Tuesday 14 December 2010

Piggy In The Middle

I feel like I am in the middle. I know I have said before that I feel I am between two genders and I think at present the feelings around that are really starting to come to a head.  I'm also still confused about one or two things. My sense of connection with a lot of things feels disjointed and a spark I feel a lot of the time is somewhat diluted.

Still I know it's a phase I am going through, and although not pleasant I don't want to turn into a miser about it all. I did choose this and I do want to change things about myself and who I am. It's not always a walk in the sunshine.

This is the thing with life, we never truly know what is around the corner or what surprises it may or may not have in store for us.

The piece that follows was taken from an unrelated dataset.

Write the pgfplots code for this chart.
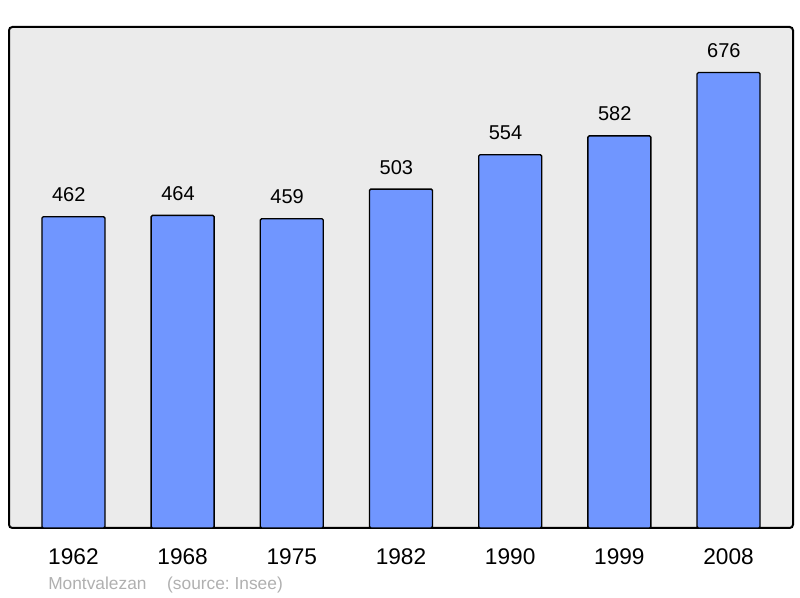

It sounds quite negative in some respects, but with some of what I am feeling right now I am starting to think that it is part of some of the transitioning process. This is what happens when a person is stuck in the middle and patience is required in order to work out what is needed next and also how to process and cope with things going on. It's also offered me a slight push as to what I am going to do next with all of this. I actually don't know. I've come very far in some respects but then there is a part of me that is thinking what am I doing? I feel out of place with myself more than anything else.

I don't even know what I need right now, realistically.  I would like to not feel pain and feel that I am sinking because there are certain days where I start to feel petrified that my whole world is going to crash and burn. I worry my connections with friends and people close to me are diluting and all in all this disjointed feeling is making me feel lonely and in a lot of ways invisible. I say invisible as I sometimes find that I behave in certain ways that I feel is for the benefit of others. Partly because I don't want to upset people or drive them away with my own crap. It's not fair on them.

With it being party season everyone is in that mode, which is great.  I feel vestiges of it but also there are parts of me that feel more and more alone. It's a weird sensation to have and feels wrong on so many levels.  I know I have great friends, people who care about me a lot but at the same time I feel very lonely on the inside.  I feel everyone has a nice connection with the world apart from me. I feel a sense of disconnection because I don't feel comfortable with myself.

Right now I don't care who knows this from who doesn't anymore.  I can't hide it well anyway. On a positive note I know that once I find my own comfortable space again I will feel ok. I will stop feeling this asphyxiation and I will stop feeling so heavy on the inside.

I hate knowing that there is a negative cloud lingering over my head, I find it quite irritating as I know that I am not a miserable git, I remind myself in almost mantra style that life is wonderful and great and many other things but this feeling in the middle thing is really hurting for some reason.

With some patience I know I can make this stop, and I will.